Objective =
Transcribe every entry word for word, leaving out all images.

[start Data supplied]

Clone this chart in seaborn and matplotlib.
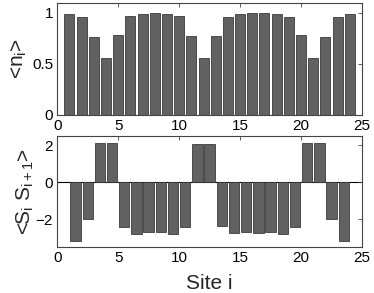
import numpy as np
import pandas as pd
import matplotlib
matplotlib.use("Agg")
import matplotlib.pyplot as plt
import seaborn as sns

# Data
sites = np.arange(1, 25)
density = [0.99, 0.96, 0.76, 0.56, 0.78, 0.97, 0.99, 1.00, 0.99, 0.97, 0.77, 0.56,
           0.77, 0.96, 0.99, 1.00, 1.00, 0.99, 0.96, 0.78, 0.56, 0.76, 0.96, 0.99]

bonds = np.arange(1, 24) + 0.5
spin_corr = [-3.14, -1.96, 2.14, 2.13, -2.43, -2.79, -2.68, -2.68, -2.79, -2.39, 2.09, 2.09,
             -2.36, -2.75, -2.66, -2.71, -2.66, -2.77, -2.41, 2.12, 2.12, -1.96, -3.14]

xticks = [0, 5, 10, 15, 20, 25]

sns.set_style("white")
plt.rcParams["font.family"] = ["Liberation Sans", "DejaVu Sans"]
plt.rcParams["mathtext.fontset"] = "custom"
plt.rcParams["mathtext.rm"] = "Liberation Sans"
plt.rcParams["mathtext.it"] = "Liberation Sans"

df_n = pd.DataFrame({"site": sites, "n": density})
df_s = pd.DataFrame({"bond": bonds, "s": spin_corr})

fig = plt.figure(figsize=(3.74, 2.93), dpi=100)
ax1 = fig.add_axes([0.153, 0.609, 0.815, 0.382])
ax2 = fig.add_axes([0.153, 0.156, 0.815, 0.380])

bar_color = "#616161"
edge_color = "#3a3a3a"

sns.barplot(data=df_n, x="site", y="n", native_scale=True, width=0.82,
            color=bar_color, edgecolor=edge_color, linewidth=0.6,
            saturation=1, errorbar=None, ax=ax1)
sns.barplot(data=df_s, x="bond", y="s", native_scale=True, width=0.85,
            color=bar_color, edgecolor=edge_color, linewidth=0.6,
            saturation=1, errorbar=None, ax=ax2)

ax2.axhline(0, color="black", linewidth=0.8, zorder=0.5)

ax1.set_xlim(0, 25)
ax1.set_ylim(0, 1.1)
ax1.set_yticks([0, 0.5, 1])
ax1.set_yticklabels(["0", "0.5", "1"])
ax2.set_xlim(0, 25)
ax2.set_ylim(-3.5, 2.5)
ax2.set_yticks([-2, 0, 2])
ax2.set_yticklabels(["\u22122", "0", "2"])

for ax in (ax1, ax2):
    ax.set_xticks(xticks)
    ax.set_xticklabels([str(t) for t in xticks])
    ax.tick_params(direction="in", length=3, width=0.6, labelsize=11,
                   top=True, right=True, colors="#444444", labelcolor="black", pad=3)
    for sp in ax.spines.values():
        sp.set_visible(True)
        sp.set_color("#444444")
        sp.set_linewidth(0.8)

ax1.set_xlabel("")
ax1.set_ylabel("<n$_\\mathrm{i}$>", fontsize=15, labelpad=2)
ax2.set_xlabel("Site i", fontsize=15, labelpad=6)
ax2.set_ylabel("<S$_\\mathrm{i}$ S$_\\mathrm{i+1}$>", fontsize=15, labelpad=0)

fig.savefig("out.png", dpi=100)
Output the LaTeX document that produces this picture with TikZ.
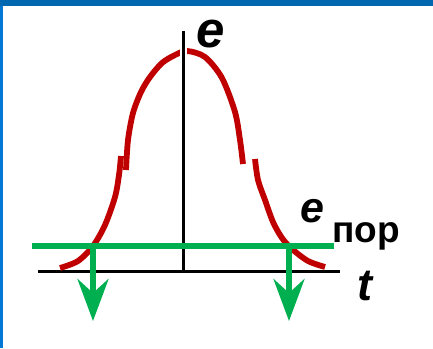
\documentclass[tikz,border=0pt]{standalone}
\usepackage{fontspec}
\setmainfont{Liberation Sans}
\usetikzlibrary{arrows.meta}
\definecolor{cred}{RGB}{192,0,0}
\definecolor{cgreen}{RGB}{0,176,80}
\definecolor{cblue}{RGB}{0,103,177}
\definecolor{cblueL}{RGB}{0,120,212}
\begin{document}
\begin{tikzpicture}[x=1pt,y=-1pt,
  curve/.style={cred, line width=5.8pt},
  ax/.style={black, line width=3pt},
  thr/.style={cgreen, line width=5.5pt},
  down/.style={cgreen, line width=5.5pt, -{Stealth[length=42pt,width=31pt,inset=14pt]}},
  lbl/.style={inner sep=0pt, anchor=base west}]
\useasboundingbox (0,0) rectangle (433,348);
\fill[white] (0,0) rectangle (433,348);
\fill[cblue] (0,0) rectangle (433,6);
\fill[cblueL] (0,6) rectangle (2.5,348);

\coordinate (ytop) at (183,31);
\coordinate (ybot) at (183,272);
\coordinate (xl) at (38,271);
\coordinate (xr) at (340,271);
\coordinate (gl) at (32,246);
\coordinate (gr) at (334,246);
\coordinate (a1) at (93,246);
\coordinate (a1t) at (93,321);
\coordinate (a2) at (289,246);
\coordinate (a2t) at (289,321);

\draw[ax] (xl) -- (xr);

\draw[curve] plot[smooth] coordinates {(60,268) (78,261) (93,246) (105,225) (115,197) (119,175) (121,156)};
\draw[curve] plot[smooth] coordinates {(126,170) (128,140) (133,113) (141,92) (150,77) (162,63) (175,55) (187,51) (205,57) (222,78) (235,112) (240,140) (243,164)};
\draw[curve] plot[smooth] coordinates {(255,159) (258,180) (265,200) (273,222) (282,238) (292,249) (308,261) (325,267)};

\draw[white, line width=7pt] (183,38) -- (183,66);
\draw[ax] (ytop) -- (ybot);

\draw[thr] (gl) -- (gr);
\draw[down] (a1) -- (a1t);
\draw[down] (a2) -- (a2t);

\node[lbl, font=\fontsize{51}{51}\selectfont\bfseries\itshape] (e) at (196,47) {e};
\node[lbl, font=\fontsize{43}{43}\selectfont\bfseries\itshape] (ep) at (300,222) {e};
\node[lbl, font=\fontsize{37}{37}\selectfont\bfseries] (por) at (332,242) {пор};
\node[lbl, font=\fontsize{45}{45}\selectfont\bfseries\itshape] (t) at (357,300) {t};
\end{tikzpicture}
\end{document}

[end Data supplied]

Answer for the task =
Clone this chart in seaborn and matplotlib.
import numpy as np
import pandas as pd
import matplotlib
matplotlib.use("Agg")
import matplotlib.pyplot as plt
import seaborn as sns

# Data
sites = np.arange(1, 25)
density = [0.99, 0.96, 0.76, 0.56, 0.78, 0.97, 0.99, 1.00, 0.99, 0.97, 0.77, 0.56,
           0.77, 0.96, 0.99, 1.00, 1.00, 0.99, 0.96, 0.78, 0.56, 0.76, 0.96, 0.99]

bonds = np.arange(1, 24) + 0.5
spin_corr = [-3.14, -1.96, 2.14, 2.13, -2.43, -2.79, -2.68, -2.68, -2.79, -2.39, 2.09, 2.09,
             -2.36, -2.75, -2.66, -2.71, -2.66, -2.77, -2.41, 2.12, 2.12, -1.96, -3.14]

xticks = [0, 5, 10, 15, 20, 25]

sns.set_style("white")
plt.rcParams["font.family"] = ["Liberation Sans", "DejaVu Sans"]
plt.rcParams["mathtext.fontset"] = "custom"
plt.rcParams["mathtext.rm"] = "Liberation Sans"
plt.rcParams["mathtext.it"] = "Liberation Sans"

df_n = pd.DataFrame({"site": sites, "n": density})
df_s = pd.DataFrame({"bond": bonds, "s": spin_corr})

fig = plt.figure(figsize=(3.74, 2.93), dpi=100)
ax1 = fig.add_axes([0.153, 0.609, 0.815, 0.382])
ax2 = fig.add_axes([0.153, 0.156, 0.815, 0.380])

bar_color = "#616161"
edge_color = "#3a3a3a"

sns.barplot(data=df_n, x="site", y="n", native_scale=True, width=0.82,
            color=bar_color, edgecolor=edge_color, linewidth=0.6,
            saturation=1, errorbar=None, ax=ax1)
sns.barplot(data=df_s, x="bond", y="s", native_scale=True, width=0.85,
            color=bar_color, edgecolor=edge_color, linewidth=0.6,
            saturation=1, errorbar=None, ax=ax2)

ax2.axhline(0, color="black", linewidth=0.8, zorder=0.5)

ax1.set_xlim(0, 25)
ax1.set_ylim(0, 1.1)
ax1.set_yticks([0, 0.5, 1])
ax1.set_yticklabels(["0", "0.5", "1"])
ax2.set_xlim(0, 25)
ax2.set_ylim(-3.5, 2.5)
ax2.set_yticks([-2, 0, 2])
ax2.set_yticklabels(["\u22122", "0", "2"])

for ax in (ax1, ax2):
    ax.set_xticks(xticks)
    ax.set_xticklabels([str(t) for t in xticks])
    ax.tick_params(direction="in", length=3, width=0.6, labelsize=11,
                   top=True, right=True, colors="#444444", labelcolor="black", pad=3)
    for sp in ax.spines.values():
        sp.set_visible(True)
        sp.set_color("#444444")
        sp.set_linewidth(0.8)

ax1.set_xlabel("")
ax1.set_ylabel("<n$_\\mathrm{i}$>", fontsize=15, labelpad=2)
ax2.set_xlabel("Site i", fontsize=15, labelpad=6)
ax2.set_ylabel("<S$_\\mathrm{i}$ S$_\\mathrm{i+1}$>", fontsize=15, labelpad=0)

fig.savefig("out.png", dpi=100)
Output the LaTeX document that produces this picture with TikZ.
\documentclass[tikz,border=0pt]{standalone}
\usepackage{fontspec}
\setmainfont{Liberation Sans}
\usetikzlibrary{arrows.meta}
\definecolor{cred}{RGB}{192,0,0}
\definecolor{cgreen}{RGB}{0,176,80}
\definecolor{cblue}{RGB}{0,103,177}
\definecolor{cblueL}{RGB}{0,120,212}
\begin{document}
\begin{tikzpicture}[x=1pt,y=-1pt,
  curve/.style={cred, line width=5.8pt},
  ax/.style={black, line width=3pt},
  thr/.style={cgreen, line width=5.5pt},
  down/.style={cgreen, line width=5.5pt, -{Stealth[length=42pt,width=31pt,inset=14pt]}},
  lbl/.style={inner sep=0pt, anchor=base west}]
\useasboundingbox (0,0) rectangle (433,348);
\fill[white] (0,0) rectangle (433,348);
\fill[cblue] (0,0) rectangle (433,6);
\fill[cblueL] (0,6) rectangle (2.5,348);

\coordinate (ytop) at (183,31);
\coordinate (ybot) at (183,272);
\coordinate (xl) at (38,271);
\coordinate (xr) at (340,271);
\coordinate (gl) at (32,246);
\coordinate (gr) at (334,246);
\coordinate (a1) at (93,246);
\coordinate (a1t) at (93,321);
\coordinate (a2) at (289,246);
\coordinate (a2t) at (289,321);

\draw[ax] (xl) -- (xr);

\draw[curve] plot[smooth] coordinates {(60,268) (78,261) (93,246) (105,225) (115,197) (119,175) (121,156)};
\draw[curve] plot[smooth] coordinates {(126,170) (128,140) (133,113) (141,92) (150,77) (162,63) (175,55) (187,51) (205,57) (222,78) (235,112) (240,140) (243,164)};
\draw[curve] plot[smooth] coordinates {(255,159) (258,180) (265,200) (273,222) (282,238) (292,249) (308,261) (325,267)};

\draw[white, line width=7pt] (183,38) -- (183,66);
\draw[ax] (ytop) -- (ybot);

\draw[thr] (gl) -- (gr);
\draw[down] (a1) -- (a1t);
\draw[down] (a2) -- (a2t);

\node[lbl, font=\fontsize{51}{51}\selectfont\bfseries\itshape] (e) at (196,47) {e};
\node[lbl, font=\fontsize{43}{43}\selectfont\bfseries\itshape] (ep) at (300,222) {e};
\node[lbl, font=\fontsize{37}{37}\selectfont\bfseries] (por) at (332,242) {пор};
\node[lbl, font=\fontsize{45}{45}\selectfont\bfseries\itshape] (t) at (357,300) {t};
\end{tikzpicture}
\end{document}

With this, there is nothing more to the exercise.